> _Exercise prompt_
Copy nothing but the stretch that opens with the line containing "Generate a Python" and closes with the line containing "ax = fig.add_axes([79". Keep pictures out.

> _Extracted entries_
----

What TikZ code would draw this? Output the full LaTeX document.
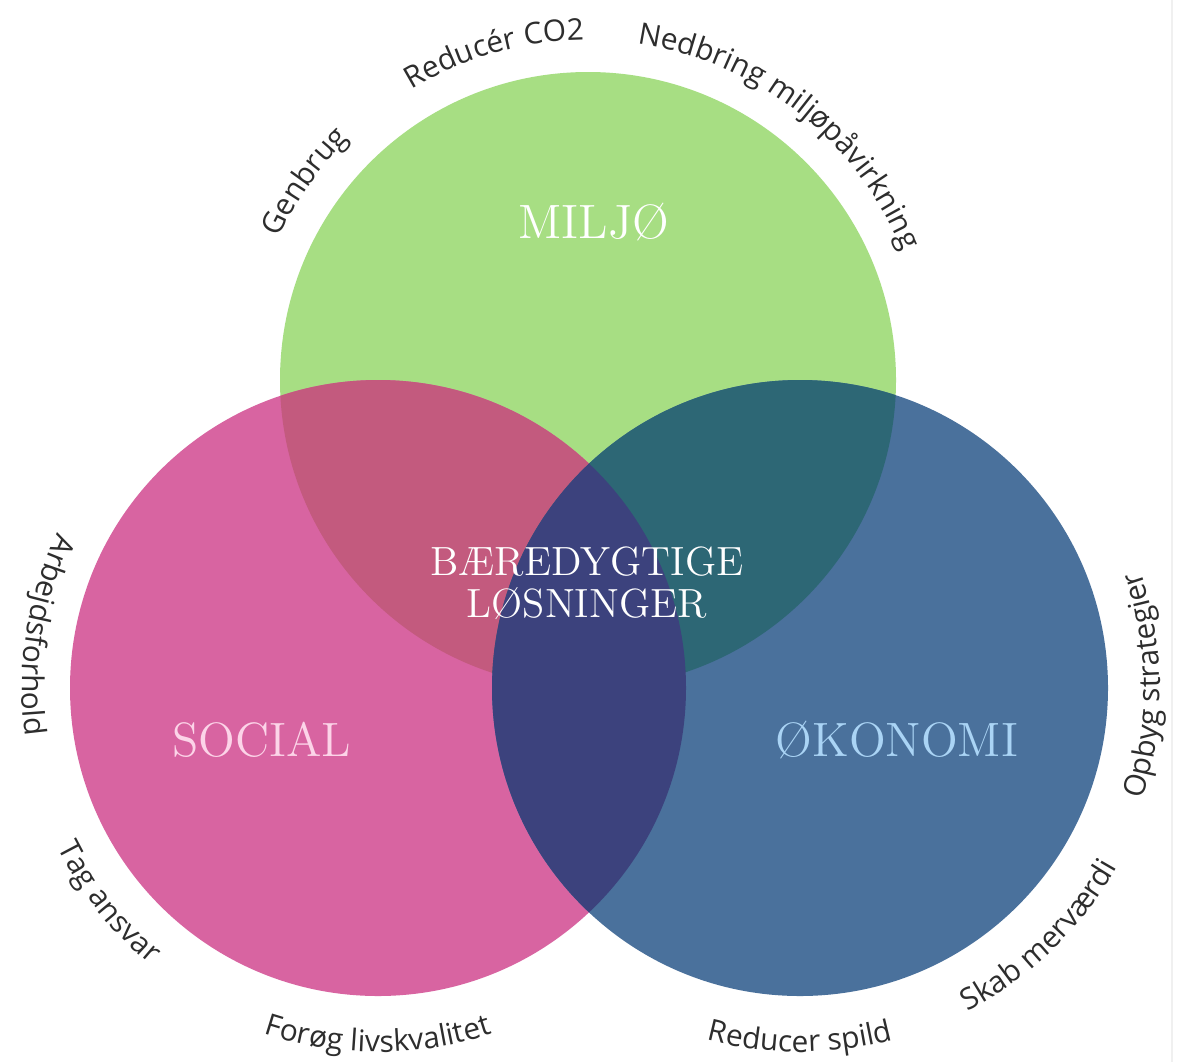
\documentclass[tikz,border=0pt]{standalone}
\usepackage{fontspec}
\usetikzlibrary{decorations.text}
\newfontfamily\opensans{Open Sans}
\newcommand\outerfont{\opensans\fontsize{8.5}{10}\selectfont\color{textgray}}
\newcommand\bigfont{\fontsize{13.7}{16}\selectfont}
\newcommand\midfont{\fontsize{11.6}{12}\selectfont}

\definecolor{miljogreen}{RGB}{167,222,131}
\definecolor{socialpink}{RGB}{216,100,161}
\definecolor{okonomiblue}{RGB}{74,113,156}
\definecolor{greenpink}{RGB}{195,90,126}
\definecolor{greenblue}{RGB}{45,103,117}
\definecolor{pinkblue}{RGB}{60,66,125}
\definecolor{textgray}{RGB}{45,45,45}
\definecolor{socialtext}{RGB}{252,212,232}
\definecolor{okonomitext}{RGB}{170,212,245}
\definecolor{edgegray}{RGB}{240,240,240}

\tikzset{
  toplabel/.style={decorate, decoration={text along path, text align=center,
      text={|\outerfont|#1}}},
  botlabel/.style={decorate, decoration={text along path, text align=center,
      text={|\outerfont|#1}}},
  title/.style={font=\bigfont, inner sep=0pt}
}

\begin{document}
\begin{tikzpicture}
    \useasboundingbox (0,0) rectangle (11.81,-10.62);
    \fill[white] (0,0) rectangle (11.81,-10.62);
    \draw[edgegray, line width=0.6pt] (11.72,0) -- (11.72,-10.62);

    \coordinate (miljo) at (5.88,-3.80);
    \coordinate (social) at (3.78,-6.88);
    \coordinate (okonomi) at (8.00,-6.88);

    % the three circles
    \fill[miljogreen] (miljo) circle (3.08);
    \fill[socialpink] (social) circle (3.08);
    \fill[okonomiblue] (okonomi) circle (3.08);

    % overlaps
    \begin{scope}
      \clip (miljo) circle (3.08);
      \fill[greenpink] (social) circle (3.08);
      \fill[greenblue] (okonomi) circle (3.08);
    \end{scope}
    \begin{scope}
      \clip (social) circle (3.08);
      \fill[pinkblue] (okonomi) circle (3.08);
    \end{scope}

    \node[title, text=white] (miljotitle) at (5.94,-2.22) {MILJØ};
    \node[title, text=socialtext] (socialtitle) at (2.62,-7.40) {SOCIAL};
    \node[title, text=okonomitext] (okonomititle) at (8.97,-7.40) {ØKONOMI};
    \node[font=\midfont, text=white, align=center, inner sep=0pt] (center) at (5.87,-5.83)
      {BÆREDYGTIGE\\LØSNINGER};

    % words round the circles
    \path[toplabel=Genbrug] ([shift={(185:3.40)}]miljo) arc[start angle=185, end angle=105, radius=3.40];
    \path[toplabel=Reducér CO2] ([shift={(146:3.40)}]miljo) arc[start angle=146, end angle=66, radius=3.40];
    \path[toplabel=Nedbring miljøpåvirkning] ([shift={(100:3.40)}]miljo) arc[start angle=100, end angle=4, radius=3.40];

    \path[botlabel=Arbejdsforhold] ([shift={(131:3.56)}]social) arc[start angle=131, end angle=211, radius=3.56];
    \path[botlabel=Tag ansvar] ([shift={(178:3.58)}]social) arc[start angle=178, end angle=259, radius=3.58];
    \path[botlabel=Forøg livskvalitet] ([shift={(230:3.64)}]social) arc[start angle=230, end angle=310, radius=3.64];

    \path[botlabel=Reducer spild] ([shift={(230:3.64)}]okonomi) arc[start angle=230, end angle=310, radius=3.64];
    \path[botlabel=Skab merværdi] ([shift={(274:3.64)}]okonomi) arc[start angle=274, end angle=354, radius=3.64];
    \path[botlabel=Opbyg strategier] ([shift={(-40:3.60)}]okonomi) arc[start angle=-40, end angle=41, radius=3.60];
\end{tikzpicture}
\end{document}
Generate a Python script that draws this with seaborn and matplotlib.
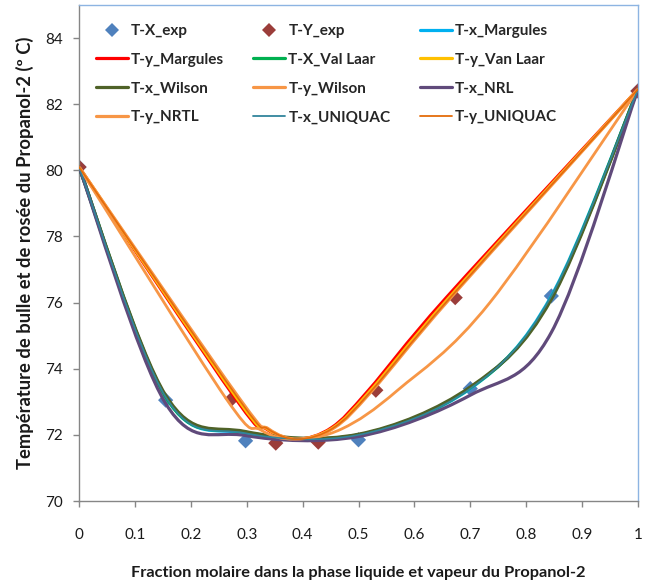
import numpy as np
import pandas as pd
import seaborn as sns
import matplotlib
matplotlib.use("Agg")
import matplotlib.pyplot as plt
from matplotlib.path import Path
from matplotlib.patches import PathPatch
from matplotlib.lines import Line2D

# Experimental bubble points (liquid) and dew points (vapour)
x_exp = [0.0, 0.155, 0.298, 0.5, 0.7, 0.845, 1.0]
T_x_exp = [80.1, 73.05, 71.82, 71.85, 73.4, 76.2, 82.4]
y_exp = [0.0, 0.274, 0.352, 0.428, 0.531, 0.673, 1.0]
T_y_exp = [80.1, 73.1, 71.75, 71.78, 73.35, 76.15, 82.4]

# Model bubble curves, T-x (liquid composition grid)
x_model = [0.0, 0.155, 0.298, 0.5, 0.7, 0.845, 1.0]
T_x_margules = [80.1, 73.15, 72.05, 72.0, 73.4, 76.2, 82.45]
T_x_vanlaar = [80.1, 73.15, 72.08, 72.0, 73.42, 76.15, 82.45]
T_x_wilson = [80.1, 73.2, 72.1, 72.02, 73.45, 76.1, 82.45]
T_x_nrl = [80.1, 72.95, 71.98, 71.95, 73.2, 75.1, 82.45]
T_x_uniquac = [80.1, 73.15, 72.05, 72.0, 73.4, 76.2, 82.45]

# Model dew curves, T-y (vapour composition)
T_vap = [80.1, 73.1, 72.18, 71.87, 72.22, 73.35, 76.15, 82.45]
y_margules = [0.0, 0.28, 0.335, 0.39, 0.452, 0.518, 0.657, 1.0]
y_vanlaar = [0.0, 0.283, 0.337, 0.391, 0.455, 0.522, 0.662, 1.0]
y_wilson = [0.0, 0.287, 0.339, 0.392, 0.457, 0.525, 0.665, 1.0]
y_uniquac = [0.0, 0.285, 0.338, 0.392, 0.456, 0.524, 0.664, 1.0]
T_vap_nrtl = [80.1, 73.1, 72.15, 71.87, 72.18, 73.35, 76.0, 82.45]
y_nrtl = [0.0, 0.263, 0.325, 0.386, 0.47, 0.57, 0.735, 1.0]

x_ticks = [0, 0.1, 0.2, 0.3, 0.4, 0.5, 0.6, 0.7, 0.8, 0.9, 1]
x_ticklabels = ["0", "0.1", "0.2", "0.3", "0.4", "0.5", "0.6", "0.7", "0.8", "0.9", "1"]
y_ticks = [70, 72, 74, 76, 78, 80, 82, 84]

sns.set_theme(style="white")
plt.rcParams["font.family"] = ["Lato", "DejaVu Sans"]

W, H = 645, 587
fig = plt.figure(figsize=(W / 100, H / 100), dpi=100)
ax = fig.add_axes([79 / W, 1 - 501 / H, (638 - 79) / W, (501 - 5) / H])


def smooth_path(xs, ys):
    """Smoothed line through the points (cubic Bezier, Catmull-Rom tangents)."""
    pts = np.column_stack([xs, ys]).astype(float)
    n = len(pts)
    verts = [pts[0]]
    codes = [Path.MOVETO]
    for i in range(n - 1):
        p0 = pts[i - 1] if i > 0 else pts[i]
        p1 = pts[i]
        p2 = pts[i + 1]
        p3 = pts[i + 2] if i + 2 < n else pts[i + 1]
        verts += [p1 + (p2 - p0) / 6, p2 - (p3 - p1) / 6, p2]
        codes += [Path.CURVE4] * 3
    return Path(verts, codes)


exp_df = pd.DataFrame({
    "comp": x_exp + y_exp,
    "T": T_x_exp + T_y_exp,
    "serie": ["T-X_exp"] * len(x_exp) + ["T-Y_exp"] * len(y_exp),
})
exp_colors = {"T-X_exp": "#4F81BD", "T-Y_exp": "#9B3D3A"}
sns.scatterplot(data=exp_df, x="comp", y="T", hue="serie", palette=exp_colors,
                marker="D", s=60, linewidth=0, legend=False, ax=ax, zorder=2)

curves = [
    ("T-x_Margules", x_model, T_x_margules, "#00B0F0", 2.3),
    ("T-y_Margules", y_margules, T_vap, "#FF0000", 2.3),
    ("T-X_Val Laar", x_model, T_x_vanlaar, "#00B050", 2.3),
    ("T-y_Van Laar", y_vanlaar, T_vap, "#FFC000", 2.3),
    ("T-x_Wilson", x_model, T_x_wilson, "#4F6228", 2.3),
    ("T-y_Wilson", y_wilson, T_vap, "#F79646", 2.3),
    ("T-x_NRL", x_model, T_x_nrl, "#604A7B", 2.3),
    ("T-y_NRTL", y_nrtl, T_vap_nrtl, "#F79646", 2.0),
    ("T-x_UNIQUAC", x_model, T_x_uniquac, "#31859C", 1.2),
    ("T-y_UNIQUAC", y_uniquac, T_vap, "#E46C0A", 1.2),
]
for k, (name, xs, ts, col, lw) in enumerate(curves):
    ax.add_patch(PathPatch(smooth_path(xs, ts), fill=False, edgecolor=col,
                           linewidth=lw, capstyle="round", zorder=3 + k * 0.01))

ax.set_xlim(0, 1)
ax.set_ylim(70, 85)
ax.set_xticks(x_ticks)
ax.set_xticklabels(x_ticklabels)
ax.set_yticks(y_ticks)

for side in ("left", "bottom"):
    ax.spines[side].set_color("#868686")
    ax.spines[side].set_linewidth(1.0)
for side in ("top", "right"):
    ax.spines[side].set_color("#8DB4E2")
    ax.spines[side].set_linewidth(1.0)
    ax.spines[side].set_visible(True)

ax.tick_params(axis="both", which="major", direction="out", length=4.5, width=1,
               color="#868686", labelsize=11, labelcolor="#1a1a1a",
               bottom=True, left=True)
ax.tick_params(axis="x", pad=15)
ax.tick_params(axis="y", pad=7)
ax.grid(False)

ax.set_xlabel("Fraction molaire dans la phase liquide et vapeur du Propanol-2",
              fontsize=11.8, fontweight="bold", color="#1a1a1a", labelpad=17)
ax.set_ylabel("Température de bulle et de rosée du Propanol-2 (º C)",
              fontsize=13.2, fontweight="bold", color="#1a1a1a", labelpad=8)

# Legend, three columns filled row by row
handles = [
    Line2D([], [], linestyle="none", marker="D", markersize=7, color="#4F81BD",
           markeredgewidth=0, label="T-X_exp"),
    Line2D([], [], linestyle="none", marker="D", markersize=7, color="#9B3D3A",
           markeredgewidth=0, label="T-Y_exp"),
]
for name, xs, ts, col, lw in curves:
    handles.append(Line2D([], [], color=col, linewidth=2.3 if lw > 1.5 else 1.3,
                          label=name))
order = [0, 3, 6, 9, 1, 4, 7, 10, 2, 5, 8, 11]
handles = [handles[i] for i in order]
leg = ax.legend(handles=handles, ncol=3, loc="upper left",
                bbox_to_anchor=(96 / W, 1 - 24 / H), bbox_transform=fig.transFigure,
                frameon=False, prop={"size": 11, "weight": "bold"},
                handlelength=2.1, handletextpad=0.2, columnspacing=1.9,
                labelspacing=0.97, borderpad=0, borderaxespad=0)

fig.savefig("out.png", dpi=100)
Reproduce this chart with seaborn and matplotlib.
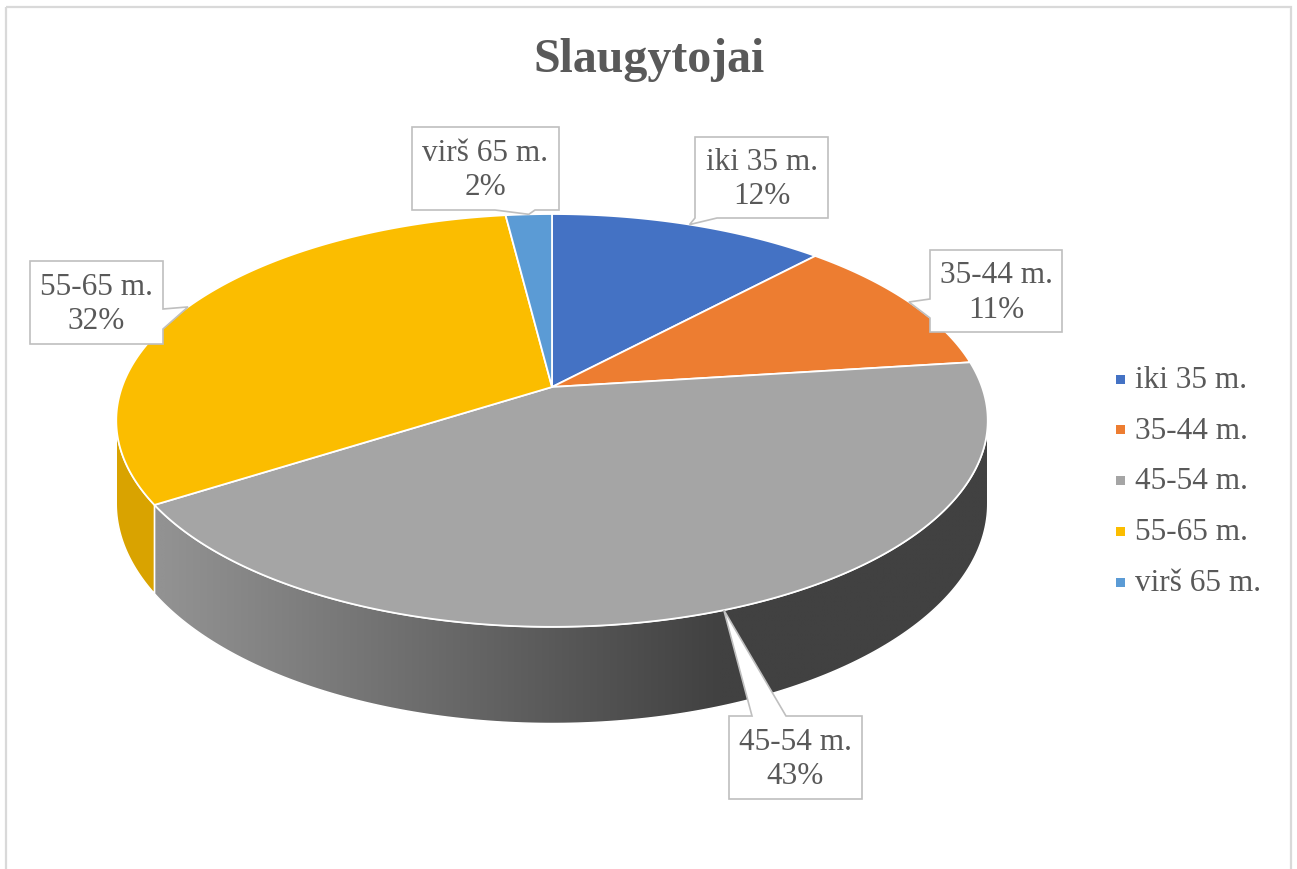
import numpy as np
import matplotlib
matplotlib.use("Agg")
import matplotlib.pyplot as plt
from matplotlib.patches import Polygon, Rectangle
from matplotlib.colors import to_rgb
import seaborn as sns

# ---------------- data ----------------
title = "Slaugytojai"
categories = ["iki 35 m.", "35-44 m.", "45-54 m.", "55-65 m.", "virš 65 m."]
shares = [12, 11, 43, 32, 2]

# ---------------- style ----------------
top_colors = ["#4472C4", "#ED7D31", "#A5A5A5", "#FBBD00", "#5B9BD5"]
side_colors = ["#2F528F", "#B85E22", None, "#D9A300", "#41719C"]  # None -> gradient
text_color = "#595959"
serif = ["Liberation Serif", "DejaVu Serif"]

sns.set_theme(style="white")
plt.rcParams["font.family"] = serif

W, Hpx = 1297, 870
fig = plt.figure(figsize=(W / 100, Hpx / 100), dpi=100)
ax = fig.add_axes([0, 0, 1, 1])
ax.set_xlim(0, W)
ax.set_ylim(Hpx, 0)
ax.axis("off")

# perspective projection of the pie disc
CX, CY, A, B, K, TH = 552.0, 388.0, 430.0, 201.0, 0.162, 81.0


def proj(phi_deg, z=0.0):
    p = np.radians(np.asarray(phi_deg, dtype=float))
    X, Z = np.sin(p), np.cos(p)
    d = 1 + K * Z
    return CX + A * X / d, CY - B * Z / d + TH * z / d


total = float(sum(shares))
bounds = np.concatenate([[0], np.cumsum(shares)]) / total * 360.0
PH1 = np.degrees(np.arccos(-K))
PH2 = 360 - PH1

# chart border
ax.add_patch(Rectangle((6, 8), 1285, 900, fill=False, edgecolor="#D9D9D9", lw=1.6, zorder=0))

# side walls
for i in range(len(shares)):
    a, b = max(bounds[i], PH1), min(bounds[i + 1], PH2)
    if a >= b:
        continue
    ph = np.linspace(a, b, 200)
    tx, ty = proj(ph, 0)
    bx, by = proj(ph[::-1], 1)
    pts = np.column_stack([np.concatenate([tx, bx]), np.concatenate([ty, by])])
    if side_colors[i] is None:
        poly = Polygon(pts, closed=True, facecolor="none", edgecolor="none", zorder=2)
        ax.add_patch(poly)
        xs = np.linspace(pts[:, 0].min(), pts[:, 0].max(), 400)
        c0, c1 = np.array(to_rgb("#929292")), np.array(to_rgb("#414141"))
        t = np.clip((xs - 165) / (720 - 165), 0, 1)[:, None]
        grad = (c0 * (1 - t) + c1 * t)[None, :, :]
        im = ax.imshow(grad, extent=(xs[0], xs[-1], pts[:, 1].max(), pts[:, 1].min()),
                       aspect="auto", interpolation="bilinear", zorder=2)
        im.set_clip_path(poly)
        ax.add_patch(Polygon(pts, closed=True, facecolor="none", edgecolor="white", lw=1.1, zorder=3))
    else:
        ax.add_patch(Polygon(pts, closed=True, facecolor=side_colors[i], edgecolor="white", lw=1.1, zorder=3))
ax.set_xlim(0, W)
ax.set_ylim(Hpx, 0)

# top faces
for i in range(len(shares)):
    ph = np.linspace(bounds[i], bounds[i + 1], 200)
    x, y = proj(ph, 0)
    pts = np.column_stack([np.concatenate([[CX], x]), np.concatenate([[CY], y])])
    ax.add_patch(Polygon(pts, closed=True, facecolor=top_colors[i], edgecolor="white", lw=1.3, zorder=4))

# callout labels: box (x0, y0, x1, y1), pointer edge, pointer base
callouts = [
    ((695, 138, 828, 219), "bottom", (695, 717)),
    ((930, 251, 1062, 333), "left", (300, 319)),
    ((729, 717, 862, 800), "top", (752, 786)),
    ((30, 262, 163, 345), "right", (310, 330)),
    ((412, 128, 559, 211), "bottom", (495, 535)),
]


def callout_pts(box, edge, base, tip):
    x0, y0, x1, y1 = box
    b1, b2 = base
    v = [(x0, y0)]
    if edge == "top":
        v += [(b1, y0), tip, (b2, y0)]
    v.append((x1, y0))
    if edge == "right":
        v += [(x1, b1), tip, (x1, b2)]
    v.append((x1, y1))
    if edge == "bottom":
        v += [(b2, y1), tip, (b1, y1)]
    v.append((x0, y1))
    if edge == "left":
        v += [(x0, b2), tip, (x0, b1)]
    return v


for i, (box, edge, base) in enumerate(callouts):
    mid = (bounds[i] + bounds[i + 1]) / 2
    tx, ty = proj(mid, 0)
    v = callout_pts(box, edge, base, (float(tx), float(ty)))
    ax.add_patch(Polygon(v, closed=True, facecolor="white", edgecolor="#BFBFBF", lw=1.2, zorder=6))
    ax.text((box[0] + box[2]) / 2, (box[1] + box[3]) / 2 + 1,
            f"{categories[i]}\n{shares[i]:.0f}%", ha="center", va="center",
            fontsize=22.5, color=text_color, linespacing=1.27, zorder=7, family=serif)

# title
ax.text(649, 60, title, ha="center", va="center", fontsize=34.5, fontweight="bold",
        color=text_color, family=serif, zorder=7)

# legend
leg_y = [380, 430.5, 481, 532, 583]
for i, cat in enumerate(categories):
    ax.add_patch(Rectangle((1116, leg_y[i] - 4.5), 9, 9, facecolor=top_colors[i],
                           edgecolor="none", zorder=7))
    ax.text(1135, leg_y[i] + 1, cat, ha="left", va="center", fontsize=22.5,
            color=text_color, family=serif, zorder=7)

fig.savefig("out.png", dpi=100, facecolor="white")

----

> _Result of the task_
Generate a Python script that draws this with seaborn and matplotlib.
import numpy as np
import pandas as pd
import seaborn as sns
import matplotlib
matplotlib.use("Agg")
import matplotlib.pyplot as plt
from matplotlib.path import Path
from matplotlib.patches import PathPatch
from matplotlib.lines import Line2D

# Experimental bubble points (liquid) and dew points (vapour)
x_exp = [0.0, 0.155, 0.298, 0.5, 0.7, 0.845, 1.0]
T_x_exp = [80.1, 73.05, 71.82, 71.85, 73.4, 76.2, 82.4]
y_exp = [0.0, 0.274, 0.352, 0.428, 0.531, 0.673, 1.0]
T_y_exp = [80.1, 73.1, 71.75, 71.78, 73.35, 76.15, 82.4]

# Model bubble curves, T-x (liquid composition grid)
x_model = [0.0, 0.155, 0.298, 0.5, 0.7, 0.845, 1.0]
T_x_margules = [80.1, 73.15, 72.05, 72.0, 73.4, 76.2, 82.45]
T_x_vanlaar = [80.1, 73.15, 72.08, 72.0, 73.42, 76.15, 82.45]
T_x_wilson = [80.1, 73.2, 72.1, 72.02, 73.45, 76.1, 82.45]
T_x_nrl = [80.1, 72.95, 71.98, 71.95, 73.2, 75.1, 82.45]
T_x_uniquac = [80.1, 73.15, 72.05, 72.0, 73.4, 76.2, 82.45]

# Model dew curves, T-y (vapour composition)
T_vap = [80.1, 73.1, 72.18, 71.87, 72.22, 73.35, 76.15, 82.45]
y_margules = [0.0, 0.28, 0.335, 0.39, 0.452, 0.518, 0.657, 1.0]
y_vanlaar = [0.0, 0.283, 0.337, 0.391, 0.455, 0.522, 0.662, 1.0]
y_wilson = [0.0, 0.287, 0.339, 0.392, 0.457, 0.525, 0.665, 1.0]
y_uniquac = [0.0, 0.285, 0.338, 0.392, 0.456, 0.524, 0.664, 1.0]
T_vap_nrtl = [80.1, 73.1, 72.15, 71.87, 72.18, 73.35, 76.0, 82.45]
y_nrtl = [0.0, 0.263, 0.325, 0.386, 0.47, 0.57, 0.735, 1.0]

x_ticks = [0, 0.1, 0.2, 0.3, 0.4, 0.5, 0.6, 0.7, 0.8, 0.9, 1]
x_ticklabels = ["0", "0.1", "0.2", "0.3", "0.4", "0.5", "0.6", "0.7", "0.8", "0.9", "1"]
y_ticks = [70, 72, 74, 76, 78, 80, 82, 84]

sns.set_theme(style="white")
plt.rcParams["font.family"] = ["Lato", "DejaVu Sans"]

W, H = 645, 587
fig = plt.figure(figsize=(W / 100, H / 100), dpi=100)
ax = fig.add_axes([79 / W, 1 - 501 / H, (638 - 79) / W, (501 - 5) / H])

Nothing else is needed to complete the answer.